━━━ DATA EXTRACT ━━━
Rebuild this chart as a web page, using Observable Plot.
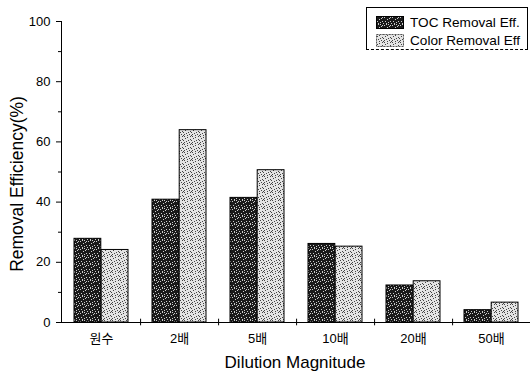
<!DOCTYPE html>
<html><head><meta charset="utf-8">
<script src="https://cdn.jsdelivr.net/npm/d3@7"></script>
<script src="https://cdn.jsdelivr.net/npm/@observablehq/plot@0.6"></script>
<style>
body{margin:0;background:#fff;}
#wrap{position:relative;width:530px;height:372px;font-family:"Liberation Sans",Arial,sans-serif;}
#legend{position:absolute;left:366px;top:7px;width:162px;height:43px;border:1px solid #000;border-bottom:1px dashed #000;background:#fff;box-sizing:border-box;font-size:13.6px;color:#000;}
.item{position:absolute;left:9px;height:16px;display:flex;align-items:center;white-space:nowrap;}
.item svg{margin-right:6px;}
</style>
</head><body>
<div id="wrap"></div>
<script>
const categories = ["원수", "2배", "5배", "10배", "20배", "50배"];
const tocValues = [27.8, 40.8, 41.4, 26.1, 12.3, 4.1];
const colorValues = [24.1, 63.9, 50.6, 25.2, 13.7, 6.6];
const seriesNames = ["TOC Removal Eff.", "Color Removal Eff"];
const yTicks = [0, 20, 40, 60, 80, 100];
const yMinorTicks = [10, 30, 50, 70, 90];

const font = '"Liberation Sans", "Noto Sans CJK KR", Arial, sans-serif';

const chart = Plot.plot({
  width: 530, height: 372,
  marginLeft: 61, marginRight: 0, marginTop: 21, marginBottom: 50,
  style: {fontFamily: font, fontSize: "13px", background: "white", color: "black"},
  x: {domain: categories, padding: 0, label: null},
  y: {domain: [0, 100], label: null},
  marks: [
    Plot.frame({anchor: "left", stroke: "black"}),
    Plot.axisY({ticks: yTicks, tickSize: 5, tickPadding: 6, label: null, fontSize: 13}),
    Plot.axisY({ticks: yMinorTicks, tickSize: 3, tickFormat: () => "", label: null}),
    Plot.axisX({tickSize: 0, tickPadding: 11, label: null, fontSize: 13}),
    Plot.barY(categories, {x: d => d, y: (d, i) => tocValues[i], fill: "url(#tocPat)", stroke: "black", strokeWidth: 1, insetLeft: 12, insetRight: 39.2}),
    Plot.barY(categories, {x: d => d, y: (d, i) => colorValues[i], fill: "url(#colPat)", stroke: "black", strokeWidth: 1, insetLeft: 39.2, insetRight: 12}),
    Plot.ruleY([0], {stroke: "black"}),
    Plot.ruleX(categories, {x: d => d, y1: -1.1, y2: 1.1, dx: 39.08, stroke: "black"}),
    Plot.text(["Removal Efficiency(%)"], {frameAnchor: "left", textAnchor: "middle", lineAnchor: "middle", rotate: -90, dx: -44, dy: 12, fontSize: 17.5}),
    Plot.text(["Dilution Magnitude"], {frameAnchor: "bottom", textAnchor: "middle", lineAnchor: "middle", dx: -1, dy: 40, fontSize: 17})
  ]
});

// texture patterns for the bars
const svg = d3.select(chart);
const defs = svg.insert("defs", ":first-child");
const toc = defs.append("pattern").attr("id", "tocPat").attr("patternUnits", "userSpaceOnUse").attr("width", 8).attr("height", 8);
toc.append("rect").attr("width", 8).attr("height", 8).attr("fill", "#1a1a1a");
[[0,1],[2,0],[3,3],[5,2],[6,5],[1,5],[4,6],[7,7],[2,7],[6,1],[4,0]].forEach(([x,y]) =>
  toc.append("rect").attr("x", x).attr("y", y).attr("width", 1).attr("height", 1).attr("fill", "#ccc"));
const col = defs.append("pattern").attr("id", "colPat").attr("patternUnits", "userSpaceOnUse").attr("width", 8).attr("height", 8);
col.append("rect").attr("width", 8).attr("height", 8).attr("fill", "#e4e4e4");
[[0,0],[1,2],[3,1],[4,4],[6,3],[5,6],[2,5],[7,7],[0,6],[6,0],[3,7],[7,4]].forEach(([x,y]) =>
  col.append("rect").attr("x", x).attr("y", y).attr("width", 1).attr("height", 1).attr("fill", "#444"));

const wrap = document.getElementById("wrap");
wrap.appendChild(chart);

const legend = document.createElement("div");
legend.id = "legend";
seriesNames.forEach((name, i) => {
  const item = document.createElement("div");
  item.className = "item";
  item.style.top = (i === 0 ? 6 : 24) + "px";
  item.innerHTML = `<svg width="28" height="13"><rect x="0.5" y="0.5" width="27" height="12" fill="${i === 0 ? "url(#tocPat)" : "url(#colPat)"}" stroke="${i === 0 ? "#000" : "#555"}" stroke-dasharray="${i === 0 ? "" : "2,1"}"/></svg><span>${name}</span>`;
  legend.appendChild(item);
});
legend.style.fontFamily = font;
wrap.appendChild(legend);
</script>
</body></html>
━━━
• THE EXERCISE: Set the pictures aside and transcribe the data above exactly.

• RESULT BELOW:
Rebuild this chart as a web page, using Observable Plot.
<!DOCTYPE html>
<html><head><meta charset="utf-8">
<script src="https://cdn.jsdelivr.net/npm/d3@7"></script>
<script src="https://cdn.jsdelivr.net/npm/@observablehq/plot@0.6"></script>
<style>
body{margin:0;background:#fff;}
#wrap{position:relative;width:530px;height:372px;font-family:"Liberation Sans",Arial,sans-serif;}
#legend{position:absolute;left:366px;top:7px;width:162px;height:43px;border:1px solid #000;border-bottom:1px dashed #000;background:#fff;box-sizing:border-box;font-size:13.6px;color:#000;}
.item{position:absolute;left:9px;height:16px;display:flex;align-items:center;white-space:nowrap;}
.item svg{margin-right:6px;}
</style>
</head><body>
<div id="wrap"></div>
<script>
const categories = ["원수", "2배", "5배", "10배", "20배", "50배"];
const tocValues = [27.8, 40.8, 41.4, 26.1, 12.3, 4.1];
const colorValues = [24.1, 63.9, 50.6, 25.2, 13.7, 6.6];
const seriesNames = ["TOC Removal Eff.", "Color Removal Eff"];
const yTicks = [0, 20, 40, 60, 80, 100];
const yMinorTicks = [10, 30, 50, 70, 90];

const font = '"Liberation Sans", "Noto Sans CJK KR", Arial, sans-serif';

const chart = Plot.plot({
  width: 530, height: 372,
  marginLeft: 61, marginRight: 0, marginTop: 21, marginBottom: 50,
  style: {fontFamily: font, fontSize: "13px", background: "white", color: "black"},
  x: {domain: categories, padding: 0, label: null},
  y: {domain: [0, 100], label: null},
  marks: [
    Plot.frame({anchor: "left", stroke: "black"}),
    Plot.axisY({ticks: yTicks, tickSize: 5, tickPadding: 6, label: null, fontSize: 13}),
    Plot.axisY({ticks: yMinorTicks, tickSize: 3, tickFormat: () => "", label: null}),
    Plot.axisX({tickSize: 0, tickPadding: 11, label: null, fontSize: 13}),
    Plot.barY(categories, {x: d => d, y: (d, i) => tocValues[i], fill: "url(#tocPat)", stroke: "black", strokeWidth: 1, insetLeft: 12, insetRight: 39.2}),
    Plot.barY(categories, {x: d => d, y: (d, i) => colorValues[i], fill: "url(#colPat)", stroke: "black", strokeWidth: 1, insetLeft: 39.2, insetRight: 12}),
    Plot.ruleY([0], {stroke: "black"}),
    Plot.ruleX(categories, {x: d => d, y1: -1.1, y2: 1.1, dx: 39.08, stroke: "black"}),
    Plot.text(["Removal Efficiency(%)"], {frameAnchor: "left", textAnchor: "middle", lineAnchor: "middle", rotate: -90, dx: -44, dy: 12, fontSize: 17.5}),
    Plot.text(["Dilution Magnitude"], {frameAnchor: "bottom", textAnchor: "middle", lineAnchor: "middle", dx: -1, dy: 40, fontSize: 17})
  ]
});

// texture patterns for the bars
const svg = d3.select(chart);
const defs = svg.insert("defs", ":first-child");
const toc = defs.append("pattern").attr("id", "tocPat").attr("patternUnits", "userSpaceOnUse").attr("width", 8).attr("height", 8);
toc.append("rect").attr("width", 8).attr("height", 8).attr("fill", "#1a1a1a");
[[0,1],[2,0],[3,3],[5,2],[6,5],[1,5],[4,6],[7,7],[2,7],[6,1],[4,0]].forEach(([x,y]) =>
  toc.append("rect").attr("x", x).attr("y", y).attr("width", 1).attr("height", 1).attr("fill", "#ccc"));
const col = defs.append("pattern").attr("id", "colPat").attr("patternUnits", "userSpaceOnUse").attr("width", 8).attr("height", 8);
col.append("rect").attr("width", 8).attr("height", 8).attr("fill", "#e4e4e4");
[[0,0],[1,2],[3,1],[4,4],[6,3],[5,6],[2,5],[7,7],[0,6],[6,0],[3,7],[7,4]].forEach(([x,y]) =>
  col.append("rect").attr("x", x).attr("y", y).attr("width", 1).attr("height", 1).attr("fill", "#444"));

const wrap = document.getElementById("wrap");
wrap.appendChild(chart);

const legend = document.createElement("div");
legend.id = "legend";
seriesNames.forEach((name, i) => {
  const item = document.createElement("div");
  item.className = "item";
  item.style.top = (i === 0 ? 6 : 24) + "px";
  item.innerHTML = `<svg width="28" height="13"><rect x="0.5" y="0.5" width="27" height="12" fill="${i === 0 ? "url(#tocPat)" : "url(#colPat)"}" stroke="${i === 0 ? "#000" : "#555"}" stroke-dasharray="${i === 0 ? "" : "2,1"}"/></svg><span>${name}</span>`;
  legend.appendChild(item);
});
legend.style.fontFamily = font;
wrap.appendChild(legend);
</script>
</body></html>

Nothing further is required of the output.